Marie Rønningen

Personal information
- Born: 13 March 1994 (age 32) Bærum, Norway
- Height: 175 cm (5 ft 9 in)

Sport
- Sport: Sailing
- Event: 49er FX
- Club: Tønsberg Seilforening

Medal record
Women's sailing
Representing Norway
World Championships
| Silver medal – second place | 2021 Oman | 49er FX |
European Championships
| Gold medal – first place | 2018 Gdynia | 49er FX |
| Gold medal – first place | 2023 Vilamoura | 49er FX |
| Silver medal – second place | 2019 Weymouth | 49er FX |
| Silver medal – second place | 2020 Lake Attersee | 49er FX |

= Marie Rønningen =

Norwegian sailor (born 1994)

Marie Rønningen (born 13 March 1994) is a Norwegian competitive sailor, born in Bærum.

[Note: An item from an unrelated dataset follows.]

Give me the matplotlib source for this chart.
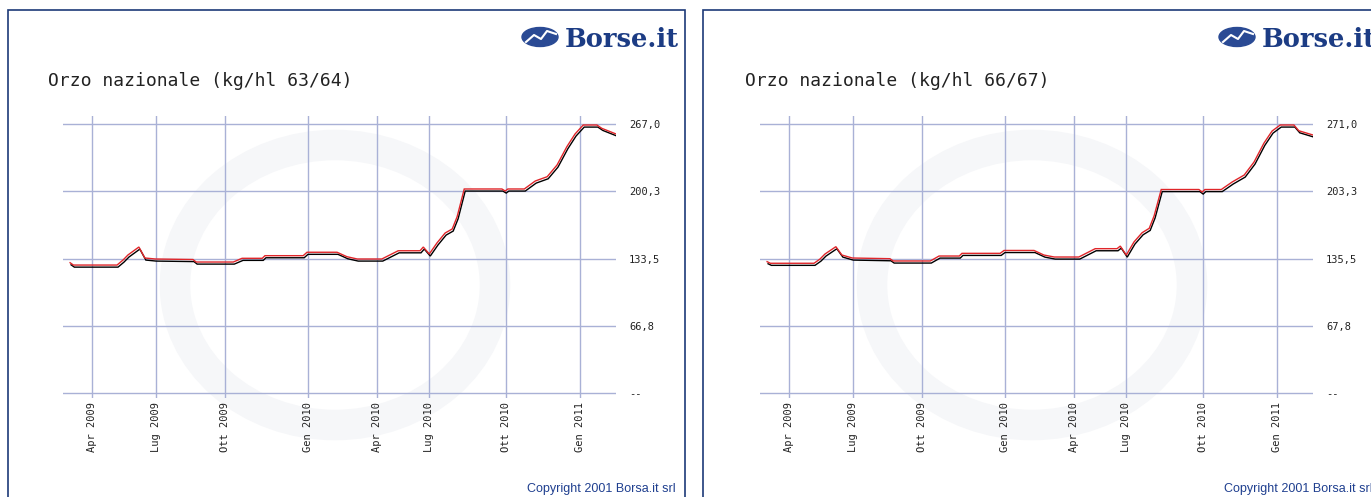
import matplotlib
matplotlib.use("Agg")
import matplotlib.pyplot as plt
import matplotlib.patheffects as pe
from matplotlib.patches import Rectangle, Ellipse

W, H = 1371, 497

# weekly observations (week number from first quote)
weeks = [0, 0.6, 8.6, 9.7, 10.6, 12.6, 13.7, 15.6, 22.5, 23.1, 29.9, 31.5,
         35.2, 35.7, 42.7, 43.4, 48.9, 50.7, 52.6, 57.1, 60.1, 64.1, 64.7,
         65.8, 67.2, 68.7, 70.0, 70.9, 72.2, 79.1, 79.7, 80.2, 83.2, 85.2,
         87.4, 89.2, 91.0, 92.5, 94.0, 96.5, 97.4, 100]

price_63_64 = [129.3, 127.0, 127.0, 132.0, 137.0, 144.9, 134.0, 133.0, 132.5,
               130.0, 130.0, 133.7, 133.7, 136.3, 136.3, 139.7, 139.7, 135.3,
               133.0, 133.0, 141.2, 141.2, 144.9, 138.0, 148.9, 158.8, 162.8,
               175.0, 202.5, 202.5, 200.5, 202.5, 202.5, 210.4, 214.7, 226.3,
               244.5, 257.1, 266.0, 266.0, 262.7, 257.1]

price_66_67 = [132.3, 130.7, 130.7, 135.0, 140.0, 147.4, 139.0, 136.0, 135.3,
               133.0, 133.0, 138.0, 138.0, 140.7, 140.7, 143.6, 143.6, 139.0,
               137.0, 137.0, 145.4, 145.4, 148.0, 139.0, 152.1, 161.5, 165.9,
               178.5, 205.0, 205.0, 202.5, 205.0, 205.0, 212.6, 219.6, 232.7,
               251.6, 263.9, 270.0, 270.0, 264.2, 259.9]

tick_weeks = [4.0, 15.75, 28.4, 43.6, 56.2, 65.8, 79.9, 93.4]
tick_labels = ['Apr 2009', 'Lug 2009', 'Ott 2009', 'Gen 2010',
               'Apr 2010', 'Lug 2010', 'Ott 2010', 'Gen 2011']

titles = ['Orzo nazionale (kg/hl 63/64)', 'Orzo nazionale (kg/hl 66/67)']
y_tops = [267.0, 271.0]
y_labels = [['--', '66,8', '133,5', '200,3', '267,0'],
            ['--', '67,8', '135,5', '203,3', '271,0']]

NAVY = '#1c3a78'
GRID = '#a9b1d6'
RED = '#e0262a'


def fx(x):
    return x / W


def fy(y):
    return 1 - y / H


def draw_panel(fig, off, frame_x, title, prices, top, ylabels):
    # frame
    fig.patches.append(Rectangle((fx(frame_x), fy(520)), fx(677), 510 / H,
                                 transform=fig.transFigure, fill=False,
                                 edgecolor=NAVY, lw=1.2))

    # faint watermark behind the plot
    fig.patches.append(Ellipse((fx(off + 335), fy(285)), fx(320), 280 / H,
                               transform=fig.transFigure, fill=False,
                               edgecolor='#f6f7f9', lw=22, zorder=-5))

    # logo
    fig.patches.append(Ellipse((fx(off + 540), fy(37)), fx(36), 19 / H,
                               transform=fig.transFigure, color='#2a4a94'))
    fig.lines.append(plt.Line2D([fx(off + 526), fx(off + 534), fx(off + 541),
                                 fx(off + 547), fx(off + 556)],
                                [fy(42), fy(35), fy(39), fy(31), fy(34)],
                                transform=fig.transFigure, color='white', lw=1.5))
    fig.text(fx(off + 679), fy(47), 'Borse.it', ha='right', va='baseline',
             family='DejaVu Serif', weight='bold', size=18.5, color='#1c3c84')

    fig.text(fx(off + 48), fy(81), title, ha='left', va='center',
             family='DejaVu Sans Mono', size=13, color='#222222')

    fig.text(fx(off + 676), fy(489), 'Copyright 2001 Borsa.it srl',
             ha='right', va='center', family='Liberation Sans', size=9,
             color='#1f3f8f')

    ax = fig.add_axes([fx(off + 63), fy(398), 553 / W, 282 / H])
    ax.set_zorder(2)
    ax.set_facecolor('none')
    for s in ax.spines.values():
        s.set_visible(False)

    scale = top / 269.0
    ax.set_xlim(-1.3, 100)
    ax.set_ylim(-5 * scale, top + 8 * scale)

    ax.set_xticks(tick_weeks, tick_labels, rotation=90, va='top', ha='center',
                  family='DejaVu Sans Mono', size=7.5, color='#222222')
    ax.yaxis.tick_right()
    ax.set_yticks([top * k / 4 for k in range(5)], ylabels,
                  family='DejaVu Sans Mono', size=7.5, color='#222222')
    ax.tick_params(axis='x', length=0, pad=3)
    ax.tick_params(axis='y', length=0, pad=9.5)
    ax.grid(color=GRID, lw=1.0)
    ax.set_axisbelow(True)

    ax.plot(weeks, prices, color=RED, lw=1.0, solid_joinstyle='miter',
            path_effects=[pe.SimpleLineShadow(offset=(0.7, -1.5),
                                              shadow_color='black', alpha=1.0),
                          pe.Normal()])
    return ax


fig = plt.figure(figsize=(W / 100, H / 100), dpi=100, facecolor='white')

draw_panel(fig, 0, 8, titles[0], price_63_64, y_tops[0], y_labels[0])
draw_panel(fig, 697, 703, titles[1], price_66_67, y_tops[1], y_labels[1])

fig.savefig('out.png', dpi=100, facecolor='white')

Sailing the 49er FX, her achievements include two gold medals at the European championships, a silver medal at the world championships, and a fourth place and seventh place at the Olympic Games.

==Career==
Rønningen won a gold medal in 49er FX at the 2018 49er & 49er FX European Championships, along with Helene Næss. Selected to represent Norway at the 2020 Summer Olympics in Tokyo 2021, along with Næss, they placed seventh in 49erFX. Rønningen and Næss won a silver medal at the 2021 49er & 49er FX World Championships.

Along with Næss, she won a gold medal at the 2023 European Championships.

Selected to compete at the 2024 Summer Olympics, Næss and Rønningen placed fourth in 49er FX at the 2024 Olympics.